On the other hand, the Fremde Heere 'West' (the German military intelligence body concerned with the Western Allies) was sure that the area of greatest danger was the French coast between Hyères and St Raphaël, which was exactly the target for 'Dragoon' (i).
Then in the latter part of July one of the double agents whom the Fremde Heere 'West' described as 'a source which up to now has proved to be particularly reliable' sent a message that began swaying the German staff toward Hitler’s point of view. US Secretary of War Henry L. Stimson, Wilson, Alexander and Patch, the double agent’s message claimed, had recently met and decided 'to take advantage of the successes on the Italian front and make Italy the Schwerpunkt of operations while postponing operations against the South of France.' The Fremde Heere 'West' initially believed that this might be 'deception propaganda', but by the first week in August the cumulative effect of agents' messages, together with observations of the build-up of the US and French in Naples, Ajaccio and Oran, had convinced even the sceptics in the Fremde Heere 'West' that 'a landing in the area of Genoa appears more likely to us than a landing in the South of France'.
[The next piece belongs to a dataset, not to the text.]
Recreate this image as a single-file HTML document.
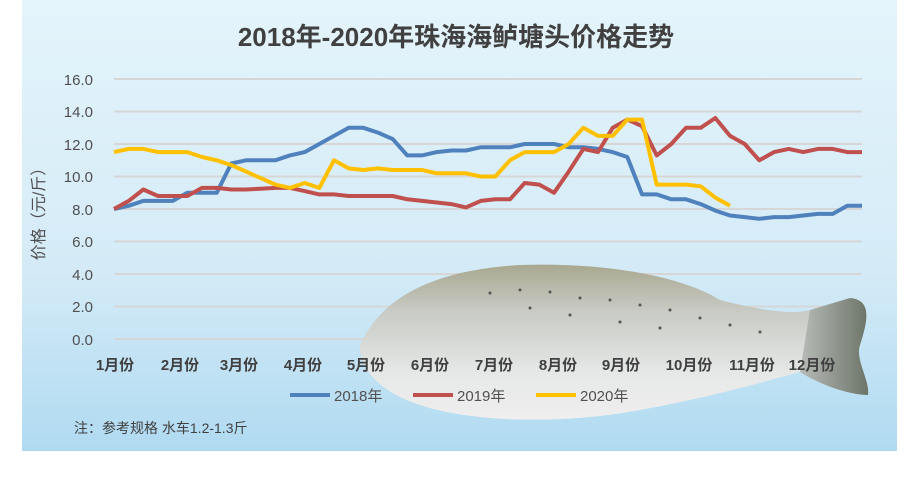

The Oberkommando der Wehrmacht had come to believe the basic 'story' of 'Ferdinand' (iii) at an earlier date, and warned Kesselring to be on the alert for Allied landings in his rear in the Gulf of Genoa and the head of the Adriatic, and also warned Generalfeldmarschall Maximilian Reichsfreiherr von Weichs, the Oberbefehlshaber 'Südost', to be on the alert for a Polish landing in north-western Greece and/or Albania.
The work of Allied double agents in developing the 'story' of 'Ferdinand' (iii) was boosted by the pattern of Allied bombing along the French and Italian coasts. The actual landing beaches for 'Dragoon' (i) were in the area of St Tropez and Cannes, to the east of Toulon. This stretch of the coast had been strongly fortified by the French before the war against the possibility of an Italian invasion, so the operation’s planners believed that a heavy preliminary aerial bombardment was essential. But this would run counter to the deception plan’s 'story' by drawing the attention of the Germans toward rather than away from this area, and it tok several days of discussion early in August for an acceptable compromise to be developed.
The success of 'Ferdinand' (iii) was attested by the interrogation of General Ferdinand Neuling, commander of the LXII Corps holding the Marseille area for General Friedrich Wiese’s 19th Army at the time of 'Dragoon'. Neuling told his interrogators that as late as the day before the launch of 'Dragoon' (i) he had been informed that the Allies were going to land in the Genoa area on the following day, and reserves were sent toward the location of the dummy paratroop drop.
At a higher command level, Generaloberst Johannes Blaskowitz, commander of Heeresgruppe 'G' in the south of France, and the German naval intelligence apparatus, had both been sure for some time that it was the south of France which would be the Allied target, and Blaskowitz had decided on the basis of the pattern of the Allied bombing effort that the assault area would be to the east rather than to the west of the Rhône river. But this little availed Blaskowitz, for even after the 'Dragoon' (i) landings, the German high command continued for several days to believe that a second and indeed larger Allied descent was to be made in the area of Genoa.
Thus 'Ferdinand' (iii) was, in the words of the official historian, 'quite the most successful of "A" Force’s strategic operations'.